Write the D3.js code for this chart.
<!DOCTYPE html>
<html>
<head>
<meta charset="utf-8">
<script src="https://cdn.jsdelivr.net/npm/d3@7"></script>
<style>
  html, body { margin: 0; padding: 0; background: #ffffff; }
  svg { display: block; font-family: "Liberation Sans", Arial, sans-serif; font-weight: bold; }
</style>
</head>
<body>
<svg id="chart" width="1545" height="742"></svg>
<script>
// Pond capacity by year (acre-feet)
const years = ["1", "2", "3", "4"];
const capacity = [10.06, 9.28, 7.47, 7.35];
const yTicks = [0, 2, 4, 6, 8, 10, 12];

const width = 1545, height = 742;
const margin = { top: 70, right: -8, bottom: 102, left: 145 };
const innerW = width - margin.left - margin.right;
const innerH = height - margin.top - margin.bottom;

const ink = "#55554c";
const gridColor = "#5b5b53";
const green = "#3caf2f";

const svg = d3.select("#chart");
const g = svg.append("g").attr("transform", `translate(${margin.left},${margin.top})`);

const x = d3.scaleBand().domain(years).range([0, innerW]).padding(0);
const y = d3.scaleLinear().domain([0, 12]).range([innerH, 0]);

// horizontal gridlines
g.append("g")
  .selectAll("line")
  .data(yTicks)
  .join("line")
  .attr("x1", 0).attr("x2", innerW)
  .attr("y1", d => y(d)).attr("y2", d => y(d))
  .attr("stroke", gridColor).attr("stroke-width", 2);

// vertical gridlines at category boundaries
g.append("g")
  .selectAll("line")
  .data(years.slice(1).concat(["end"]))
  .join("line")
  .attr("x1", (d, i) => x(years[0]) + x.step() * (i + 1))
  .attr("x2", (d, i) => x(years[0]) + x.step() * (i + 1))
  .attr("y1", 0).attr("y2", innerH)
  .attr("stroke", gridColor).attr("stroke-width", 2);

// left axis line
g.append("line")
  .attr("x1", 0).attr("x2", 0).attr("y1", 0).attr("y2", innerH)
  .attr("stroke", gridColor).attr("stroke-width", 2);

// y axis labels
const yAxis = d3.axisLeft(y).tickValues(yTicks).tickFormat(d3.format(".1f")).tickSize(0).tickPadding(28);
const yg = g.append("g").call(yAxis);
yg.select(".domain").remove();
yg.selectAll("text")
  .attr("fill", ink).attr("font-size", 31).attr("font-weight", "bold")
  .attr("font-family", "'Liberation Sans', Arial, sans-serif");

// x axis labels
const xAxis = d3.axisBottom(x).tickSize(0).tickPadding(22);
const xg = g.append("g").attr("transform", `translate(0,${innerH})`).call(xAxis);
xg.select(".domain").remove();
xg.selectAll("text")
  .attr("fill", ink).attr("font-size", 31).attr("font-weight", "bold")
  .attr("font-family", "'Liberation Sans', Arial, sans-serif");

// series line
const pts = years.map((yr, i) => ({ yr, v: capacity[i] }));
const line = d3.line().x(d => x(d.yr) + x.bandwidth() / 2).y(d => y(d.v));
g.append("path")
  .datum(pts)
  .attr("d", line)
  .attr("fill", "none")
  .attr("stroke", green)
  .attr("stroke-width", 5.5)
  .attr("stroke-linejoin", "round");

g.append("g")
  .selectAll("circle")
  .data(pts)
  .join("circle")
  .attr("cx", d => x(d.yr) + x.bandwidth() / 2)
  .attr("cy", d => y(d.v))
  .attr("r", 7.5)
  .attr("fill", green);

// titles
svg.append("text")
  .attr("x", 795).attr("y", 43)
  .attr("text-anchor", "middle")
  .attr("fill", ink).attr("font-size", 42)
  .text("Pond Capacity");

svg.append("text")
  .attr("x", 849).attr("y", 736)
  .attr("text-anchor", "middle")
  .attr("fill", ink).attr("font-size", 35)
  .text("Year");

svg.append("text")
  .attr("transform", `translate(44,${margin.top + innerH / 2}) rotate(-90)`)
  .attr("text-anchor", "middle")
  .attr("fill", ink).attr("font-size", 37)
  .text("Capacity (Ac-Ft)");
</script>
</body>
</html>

**WHAT IS ASKED:** From the first line of the data through the line with "const yTicks = [0, 2, 4, 6, 8, 10, 12];", quote each line exactly and add nothing else.

**WORKED ANSWER:**
Write the D3.js code for this chart.
<!DOCTYPE html>
<html>
<head>
<meta charset="utf-8">
<script src="https://cdn.jsdelivr.net/npm/d3@7"></script>
<style>
  html, body { margin: 0; padding: 0; background: #ffffff; }
  svg { display: block; font-family: "Liberation Sans", Arial, sans-serif; font-weight: bold; }
</style>
</head>
<body>
<svg id="chart" width="1545" height="742"></svg>
<script>
// Pond capacity by year (acre-feet)
const years = ["1", "2", "3", "4"];
const capacity = [10.06, 9.28, 7.47, 7.35];
const yTicks = [0, 2, 4, 6, 8, 10, 12];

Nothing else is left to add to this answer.